A review from exclaims,
I have two theories about Killer's Moon - the first is that it really is the most tawdry piece of badly made, badly acted and badly misconceived cinema I've ever seen. The second is that it's actually a brilliant comedy, written with a subtle flair by intelligent women as an attempt to bring down exploitation cinema from within ... But as if that wasn't enough, she follows it up with: "Why would anyone want to kill a gamekeeper?" (pause) "With an axe?" Before we have time to wonder what it would have been preferable to kill the gamekeeper with, the topless girl from the opening scenes in the tent bursts back in ... And none of them ever worked in film again. I hope.
posted by codacorolla (8 comments total) 2 users marked this as a favorite
I missed the choosing of this, but I'll be back once I've watched it. I'm kind of surprised at myself for not having sat down with this one sooner, the era and subject matter sounds right up my alley, but so far I've managed to miss it on Netflix.
posted by doctornecessiter at 7:23 AM on June 23, 2015 [1 favorite]

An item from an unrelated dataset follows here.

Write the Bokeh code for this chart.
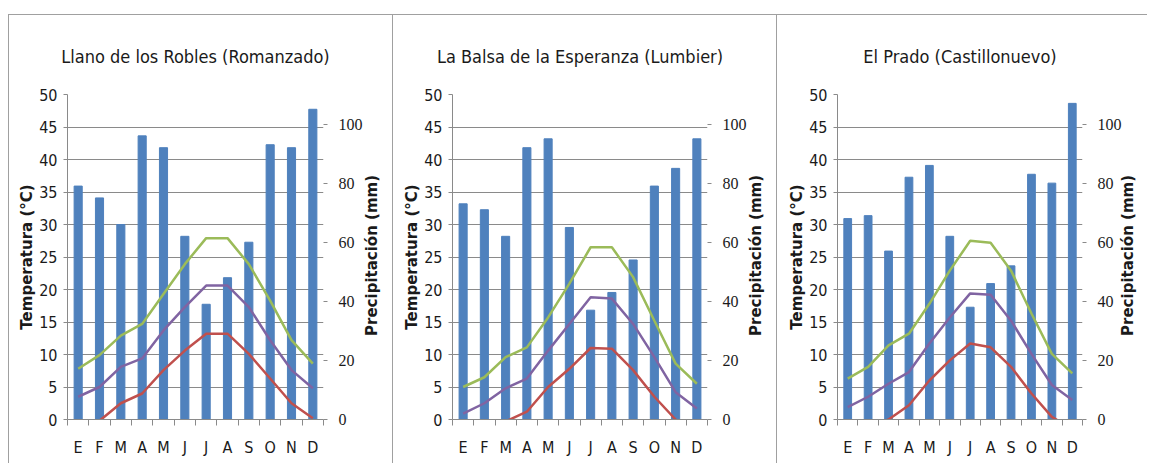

I am also surprised Netflix hasn't suggested to me, but I am excited to watch it and offer my thoughts on it soon.
posted by miss-lapin at 11:17 AM on June 24, 2015

I'm curious about the distinction that the British Horror review draws, "I have two theories about Killer's Moon - the first is that it really is the most tawdry piece of badly made, badly acted and badly misconceived cinema I've ever seen. The second is that it's actually a brilliant comedy, written with a subtle flair by intelligent women as an attempt to bring down exploitation cinema from within."

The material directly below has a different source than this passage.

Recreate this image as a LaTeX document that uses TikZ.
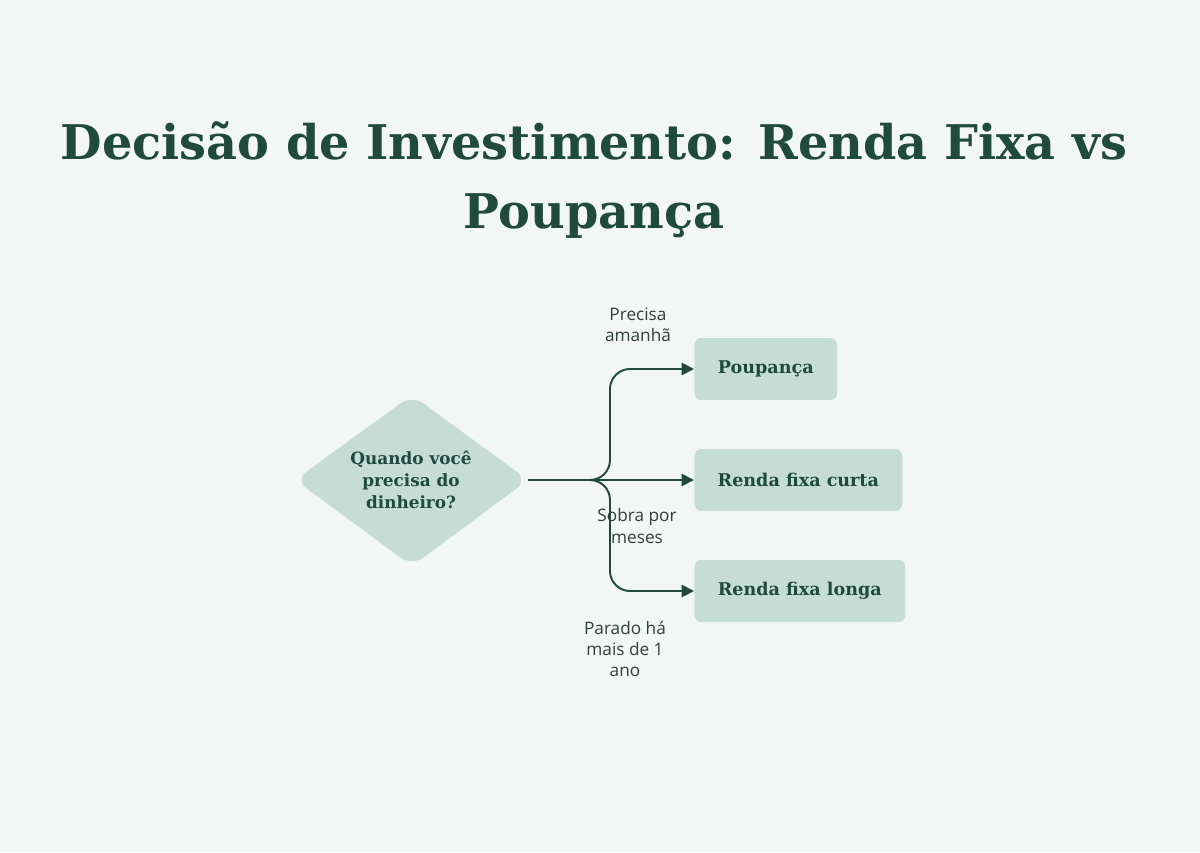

Finding out about its co-writer, Fay Weldon, was easily the most interesting part about watching this. At times it definitely does feel like a self aware parody (like the verbose, philosophical psychopaths), but there's still a lot of gratuitous skin and gross sexual content that's typical of the genre.

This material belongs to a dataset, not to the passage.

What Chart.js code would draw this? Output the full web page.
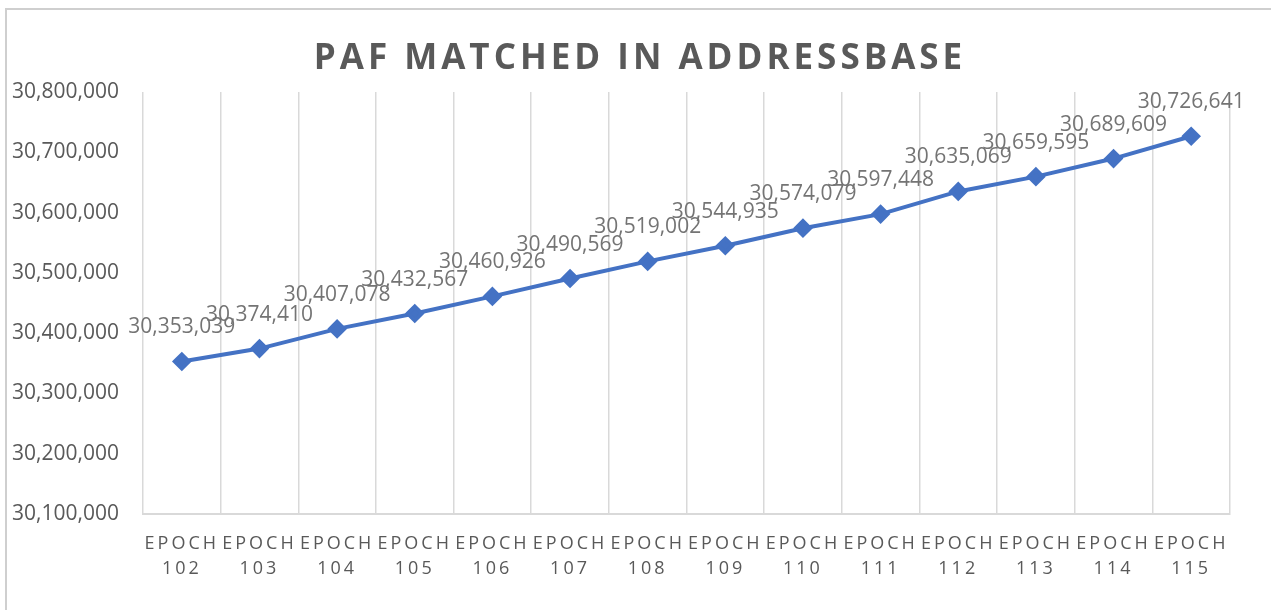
<!DOCTYPE html>
<html>
<head>
<meta charset="utf-8">
<script src="https://cdn.jsdelivr.net/npm/chart.js@4.4.1/dist/chart.umd.min.js"></script>
<style>
  html, body { margin: 0; padding: 0; background: #fff; overflow: hidden; }
  #frame { position: absolute; left: 5px; top: 8px; width: 1300px; height: 640px; border: 2px solid #cfcfcf; box-sizing: border-box; }
  #wrap { position: absolute; left: 0; top: 0; width: 1271px; height: 610px; }
</style>
</head>
<body>
<div id="frame"></div>
<div id="wrap"><canvas id="grafico" width="1271" height="610"></canvas></div>
<script>
const categorias = ['102', '103', '104', '105', '106', '107', '108', '109', '110', '111', '112', '113', '114', '115'];
const pafMatched = [30353039, 30374410, 30407078, 30432567, 30460926, 30490569, 30519002, 30544935, 30574079, 30597448, 30635069, 30659595, 30689609, 30726641];
const yTicks = [30100000, 30200000, 30300000, 30400000, 30500000, 30600000, 30700000, 30800000];

const fmt = (v) => v.toLocaleString('en-US');

// letter spacing for x labels and title
const spacing = {
    id: 'spacing',
    beforeDraw(chart) {
        const ctx = chart.ctx;
        const x = chart.scales.x;
        if (!x._wrapped) {
            const orig = x.drawLabels.bind(x);
            x.drawLabels = (area) => { ctx.save(); ctx.letterSpacing = '3px'; orig(area); ctx.restore(); };
            x._wrapped = true;
        }
        const t = chart.titleBlock;
        if (t && !t._wrapped) {
            const origT = t.draw.bind(t);
            t.draw = () => { ctx.save(); ctx.letterSpacing = '4px'; origT(); ctx.restore(); };
            t._wrapped = true;
        }
    }
};

// data labels above the points
const rotulos = {
    id: 'rotulos',
    afterDatasetsDraw(chart) {
        const ctx = chart.ctx;
        const meta = chart.getDatasetMeta(0);
        ctx.save();
        ctx.font = '21px "Open Sans"';
        ctx.fillStyle = '#747474';
        ctx.textAlign = 'center';
        ctx.textBaseline = 'alphabetic';
        meta.data.forEach((p, i) => {
            ctx.fillText(fmt(pafMatched[i]), p.x, p.y - 28);
        });
        ctx.restore();
    }
};

new Chart(document.getElementById('grafico'), {
    type: 'line',
    data: {
        labels: categorias.map((c) => ['EPOCH', c]),
        datasets: [
            {
                data: pafMatched,
                borderColor: '#4472C4',
                backgroundColor: '#4472C4',
                borderWidth: 4,
                pointStyle: 'rectRot',
                pointRadius: 7,
                pointHoverRadius: 7,
                tension: 0,
            },
        ],
    },
    options: {
        responsive: false,
        animation: false,
        layout: { padding: { left: 9, right: 0, top: 0, bottom: 0 } },
        plugins: {
            legend: { display: false },
            tooltip: { enabled: false },
            title: {
                display: true,
                text: 'PAF MATCHED IN ADDRESSBASE',
                color: '#595959',
                font: { family: 'Open Sans', size: 35, weight: 'bold', lineHeight: 1.2 },
                padding: { top: 38, bottom: 12 },
            },
        },
        scales: {
            x: {
                offset: true,
                grid: { display: true, offset: true, color: '#d9d9d9', lineWidth: 1.5, drawTicks: false },
                border: { display: true, color: '#d9d9d9', width: 2 },
                ticks: {
                    color: '#595959',
                    font: { family: 'Open Sans', size: 18, lineHeight: 1.4 },
                    padding: 17,
                    maxRotation: 0,
                    autoSkip: false,
                },
                afterFit: (s) => { s.height = 96; },
            },
            y: {
                min: yTicks[0],
                max: yTicks[yTicks.length - 1],
                grid: { display: false, drawTicks: false },
                border: { display: false },
                ticks: {
                    stepSize: 100000,
                    color: '#595959',
                    font: { family: 'Open Sans', size: 21 },
                    padding: 24,
                    callback: (v) => fmt(v),
                },
                afterFit: (s) => { s.width = 134; },
            },
            // empty right margin
            yR: {
                position: 'right',
                grid: { display: false, drawTicks: false },
                border: { display: false },
                ticks: { display: false },
                afterFit: (s) => { s.width = 41; },
            },
        },
    },
    plugins: [spacing, rotulos],
});
</script>
</body>
</html>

In terms of its merits as a film, I sometimes find that this brand of 70s sleaze can have very competent cinematography and direction, even despite lacking a budget or skilled actors. This was... eh, not very good to be honest. Its pacing feels off, the whole thing seems to be set at night (leading to a lot of boring, washed out blue shots), and there aren't many memorable scenes.
posted by codacorolla at 11:27 AM on June 24, 2015 [1 favorite]

Aww, I missed the showing! Goddammit. Hope it went well codacorolla! When's the next one?
posted by JHarris at 3:07 AM on June 25, 2015

Oh, I'm not streaming the movies (I don't know that Netflix would care, but it seems against site policy). We'll do the next selection on July 1st, and then I'll have the discussion thread for it up on the 6th.
posted by codacorolla at 12:02 PM on June 25, 2015

Although... if there was interest, we could assemble a list of schlock on YouTube and then use a co-watching site to do a community watching event.
posted by codacorolla at 12:03 PM on June 25, 2015

This is like they finished a location shoot for Benny Hill a day or two early, they didn't have to return the equipment right away so they decided to make a horror film.

I was right, this is exactly the sort of thing I tend to like, in spite of myself. Garth Marenghi is probably kicking himself for not having made it.
posted by doctornecessiter at 6:13 PM on June 28, 2015 [1 favorite]

Fay Weldon is quoted on the IMDb trivia page: "In the original script, the girls were ciphers. I gave them characters, which had the unfortunate effect of turning the film into a cult movie. I should have left it as it was. Picture dialogue: A. Picture movie: D. A terrible mix."

Um...Should we be letting screenwriters grade themselves? Because I'm not sure that that line where the one girl advises the other that she should just forget about having been raped and one day she can still be a good wife and mother probably doesn't deserve an A. Unless Weldon was trying to be very darkly satirical?

I did like the idea that the killers' behavior is based around believing that they're in a dream, I wonder if she contributed that...That at least gave those characters something somewhat original to play with. Their interactions led to me being reminded of Alone in the Dark (the Jack Palance/Martin Landau one from just a couple of years after this) through much of the movie.